Se cumplieron hace una semana los doscientos diez años del nacimiento de un hombre cuestionado y debatido, pero que tiene aún hoy protagonismo en esta Argentina incierta.
Domingo Faustino Sarmiento nació en San Juan un 15 de febrero de 1811. Un pequeño visionario que hizo todo lo que un hombre quiere ser: maestro, periodista, escritor, embajador, senador, gobernador y hasta presidente de la Nación.
Pero no es su trayectoria lo que quiero considerar, porque está claro que es intachable, sino los principios que sustentaron su hacer. Un niño nacido en aquella humilde morada, que según nos contaron los libros de lectura de la escuela primaria, leía sentadito al lado de su madre que tejía en el telar, ambos debajo de la higuera del patio familiar. Hasta ese hombre taciturno y con ideas adelantadas; pocas veces comprendido, pero obstinado defensor de su maravillosa idea de construcción de un país.
Sarmiento estaba preocupado por la educación. De hecho, él no solo enseñaba en aquel almacén de su tío, sino que allí –tal vez- fue tomando forma su concepto de que la educación es lo único que nos construye y nos fortalece. “Es la educación primaria la que civiliza y desenvuelve la moral de los pueblos. Son las escuelas la base de la civilización” dijo. Y qué gran verdad, no solo incuestionable sino tan actual.
Hoy el país se debate entre la indignación y el decoro por cuestiones tan importantes como la vacunación de algunos privilegiados (ética), pero hasta minutos antes de que este hecho invadiera las primeras planas, estábamos hablando de cómo vamos a volver a clases.

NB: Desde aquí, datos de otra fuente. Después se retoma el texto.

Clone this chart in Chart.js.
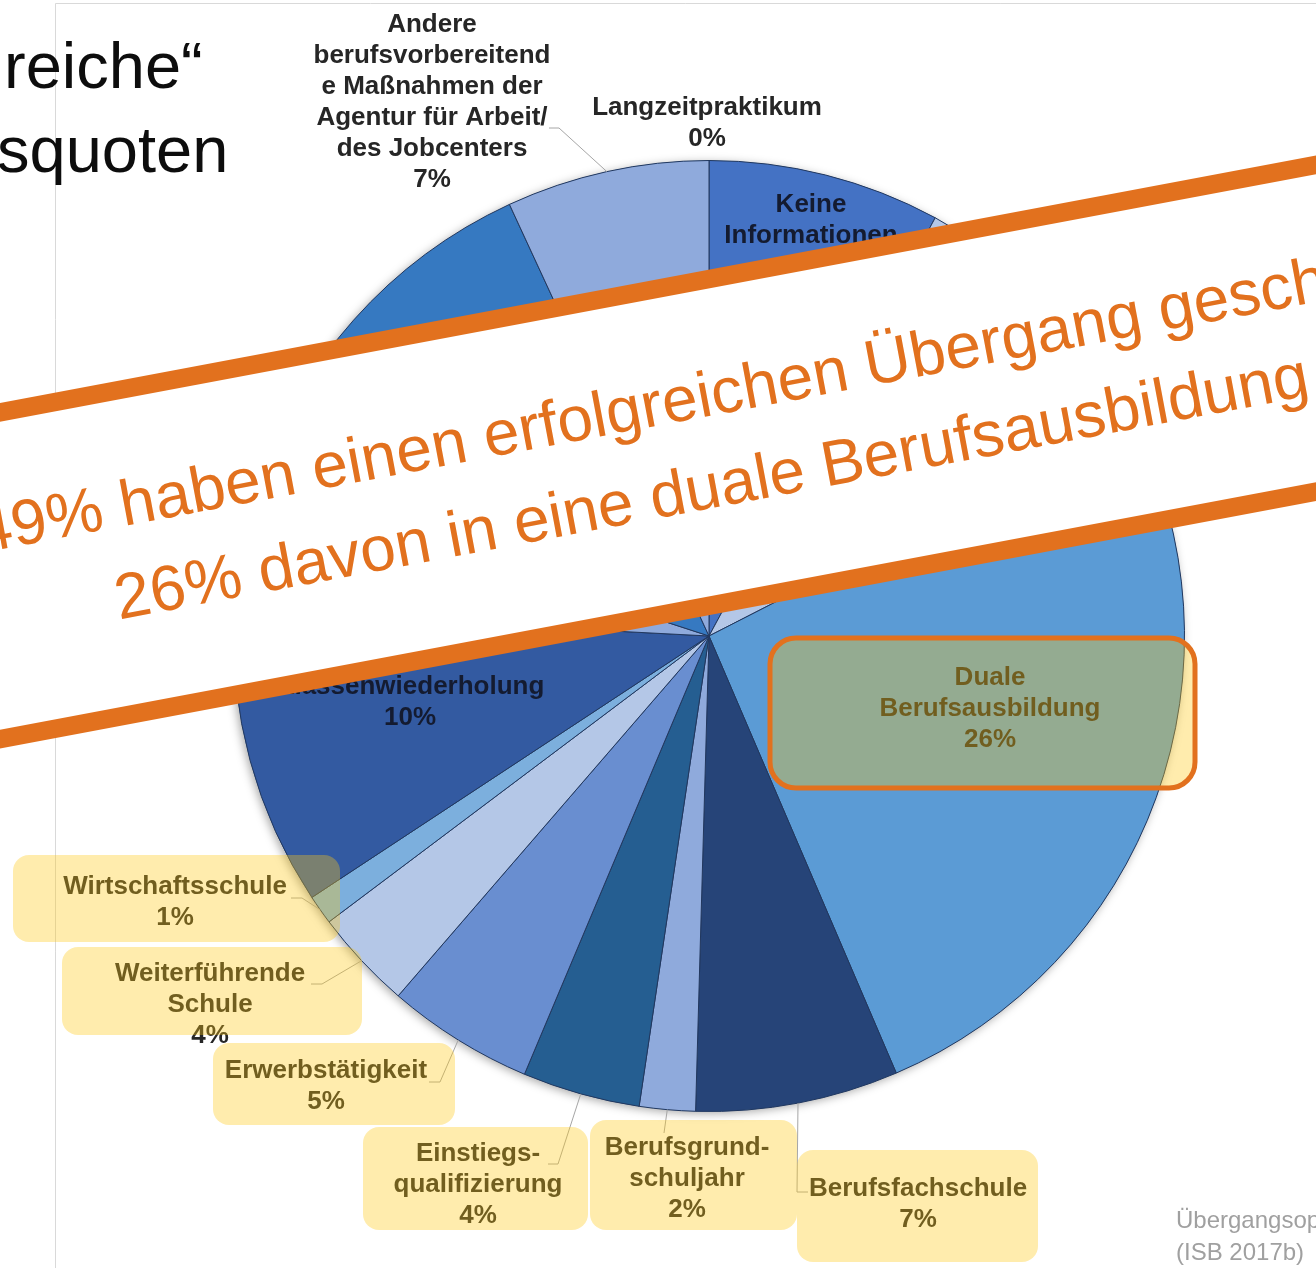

Ese es el tema: la vuelta a las aulas. Los docentes expresan con enojo: «volver a las aulas», porque clases siempre tuvieron. Es cierto. En la novedad, con irregularidad, con menos o más atención en casa, con mayor o menor compromiso por parte de los padres, con más o menos contenidos, un poquito por acá y un poquito por allá, los docentes –como siempre- se pusieron al hombro la crisis sanitaria para que se reflejara lo menos posible como una crisis educativa. Hubo muchas críticas, algunas mal intencionadas, pero los chicos y chicas argentinos tuvieron clase.
De aquí se desprenden otras cuestiones que deberían preocuparnos, porque dejando en una burbuja el glorioso acto de enseñar (cuando el docente se abstrae del mundo para junto a sus alumnos y alumnas para atravesar el maravilloso camino del conocimiento), surgen cuestiones tan importantes como si están las escuelas preparadas para recibir a los chicos respetando todos los protocolos (distanciamiento, higiene, desinfección, etc.); si están los padres dispuestos y con tiempo para llevar a sus hijos a la escuela por tandas de dos horas; si están los docentes dispuestos a redoblar el esfuerzo (porque ahora irán a las clases presenciales pero deberán completar el proceso también con clases virtuales); si están los niños deseosos de volver a la escuela; si están los gremios docentes comprendiendo la importancia del regreso al aula.
Habría que mandarles unos libritos de historia para que repasen no solo quién fue Sarmiento, sino quiénes fueron aquellos hombre de la década dorada (la de 1880, aclarémosle… porque capaz que piensan en otros líderes más contemporáneos) que tuvieron que importar mano de obra para que se pusiera a trabajar para hacer esta Argentina grande, y entre ellos Sarmiento fue a buscar a las primeras maestras.
Pero que pudieron ver, que no solo el trabajo y el esfuerzo se necesitaba, sino también construir un “hombre argentino” con un idioma, una cultura, una música, una comida, unos símbolos, unas ideologías que lo representen.
Una escuela que formó a aquellos pequeñines con el concepto de PATRIA, que organizó una serie de contenido en formato escuela. Y no solo eso, también la hizo obligatoria. ¡Qué maravilla!
La educación es la única oportunidad que tenemos de superarnos. Y para eso no hay fronteras. Sería bueno que todos lo tengamos en cuenta y reclamemos por la educación que nos merecemos. En lo posible pública, laica y gratuita.